HNLMS Merel was stationed near Singapore upon the outbreak of the Second World War. She was quickly pulled back to serve around west Java. On 28 February 1942 west Java would be closed off by Japanese ships, trapping Merel, forcing her crew to scuttle the ship.

HNLMS Reiger was stationed in the Moluccas upon the outbreak of the war. She was pulled back to join her sister ship Merel and the HNLMS Sirius around west Java. On 28 February 1942 Reiger and Sirius came under attack by Japanese bomber aircraft, damaging Sirius. That same night the ships were rediscovered and ended up in a gunfight with Japanese ships. Attempting to find shelter while continuously returning fire, Reiger accidentally got beached on a reef. Her crew abandoned ship and swam ashore where they were later captured by a Japanese patrol.

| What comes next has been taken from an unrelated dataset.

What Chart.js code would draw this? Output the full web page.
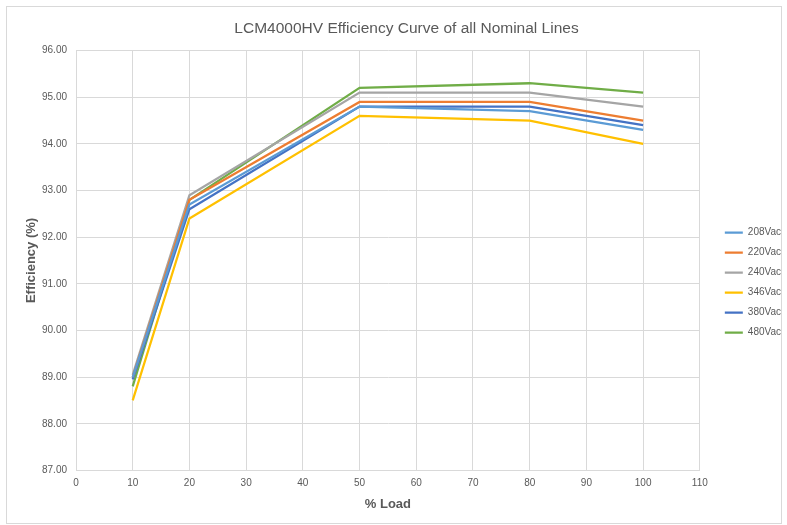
<!DOCTYPE html>
<html>
<head>
<meta charset="utf-8">
<script src="https://cdn.jsdelivr.net/npm/chart.js@4"></script>
<style>
  html, body { margin: 0; padding: 0; background: #ffffff; }
  #wrap { position: relative; width: 787px; height: 525px; }
  #frame { position: absolute; left: 6px; top: 6px; width: 774px; height: 516px; border: 1px solid #d9d9d9; pointer-events: none; }
  canvas { position: absolute; left: 0; top: 0; }
</style>
</head>
<body>
<div id="wrap">
  <canvas id="c" width="787" height="525"></canvas>
  <div id="frame"></div>
</div>
<script>
const title = "LCM4000HV Efficiency Curve of all Nominal Lines";
const loads = [10, 20, 50, 80, 100];
const seriesNames = ["208Vac", "220Vac", "240Vac", "346Vac", "380Vac", "480Vac"];
const v208 = [89.0, 92.7, 94.8, 94.7, 94.3];
const v220 = [89.0, 92.8, 94.9, 94.9, 94.5];
const v240 = [89.05, 92.9, 95.1, 95.1, 94.8];
const v346 = [88.5, 92.4, 94.6, 94.5, 94.0];
const v380 = [88.95, 92.6, 94.8, 94.8, 94.4];
const v480 = [88.8, 92.8, 95.2, 95.3, 95.1];
const colors = ["#5B9BD5", "#ED7D31", "#A5A5A5", "#FFC000", "#4472C4", "#70AD47"];
const xTitle = "% Load";
const yTitle = "Efficiency (%)";

const allValues = [v208, v220, v240, v346, v380, v480];
const datasets = allValues.map((vals, i) => ({
  label: seriesNames[i],
  data: loads.map((x, j) => ({ x: x, y: vals[j] })),
  borderColor: colors[i],
  backgroundColor: colors[i],
  borderWidth: 2.25,
  pointRadius: 0,
  pointHoverRadius: 0,
  tension: 0,
  fill: false,
  pointStyle: 'line',
  yAxisID: 'y'
}));

const textColor = "#595959";
const gridColor = "#d9d9d9";
const fam = "'Liberation Sans', Arial, sans-serif";

new Chart(document.getElementById('c'), {
  type: 'line',
  data: { datasets: datasets },
  options: {
    responsive: false,
    animation: false,
    layout: { padding: { left: 22, right: -4, top: 0, bottom: 11 } },
    plugins: {
      title: {
        display: true,
        text: title,
        color: textColor,
        font: { family: fam, size: 15.5, weight: 'normal' },
        padding: { top: 19, bottom: 13 }
      },
      legend: {
        display: true,
        position: 'right',
        align: 'center',
        title: { display: true, text: '', font: { size: 10 }, padding: { top: 39, bottom: 0 } },
        labels: {
          usePointStyle: true,
          pointStyle: 'line',
          pointStyleWidth: 18,
          boxHeight: 10,
          padding: 10,
          color: textColor,
          font: { family: fam, size: 10 }
        }
      },
      tooltip: { enabled: false }
    },
    scales: {
      x: {
        type: 'linear',
        min: 0,
        max: 110,
        ticks: { stepSize: 10, color: textColor, font: { family: fam, size: 10 }, padding: 7, maxRotation: 0 },
        grid: { color: gridColor, drawTicks: false, tickLength: 0 },
        border: { color: gridColor },
        title: { display: true, text: xTitle, color: textColor, font: { family: fam, size: 13, weight: 'bold' }, padding: { top: 0, bottom: 2 } }
      },
      y: {
        type: 'linear',
        position: 'left',
        min: 87,
        max: 96,
        ticks: { stepSize: 1, color: textColor, font: { family: fam, size: 10 }, padding: 9, callback: v => Number(v).toFixed(2) },
        grid: { color: gridColor, drawTicks: false, tickLength: 0 },
        border: { color: gridColor },
        title: { display: true, text: yTitle, color: textColor, font: { family: fam, size: 13, weight: 'bold' }, padding: { top: 2, bottom: 0 } },
        afterFit: s => { s.width = 54; }
      },
      ySpacer: {
        type: 'linear',
        position: 'right',
        min: 87,
        max: 96,
        display: true,
        ticks: { display: false },
        grid: { display: false, drawTicks: false },
        border: { display: false },
        afterFit: s => { s.width = 15; }
      }
    }
  }
});
</script>
</body>
</html>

HNLMS Fazant was stationed near the Moluccas at the outbreak of hostilities, serving as patrol vessel and seaplane tender. All her aircraft were lost by the end of 1941 prompting her retreat to west Java. After being surrounded by Japanese ships and unable to escape she was scuttled by her own crew on 1 March 1942. The wreck was raised by Japanese forces on 31 July 1944 and recommissioned into Japanese service as Patrol boat 109. The vessel was returned after the war, but never repaired and would be transferred to the Indonesian Navy in 1949.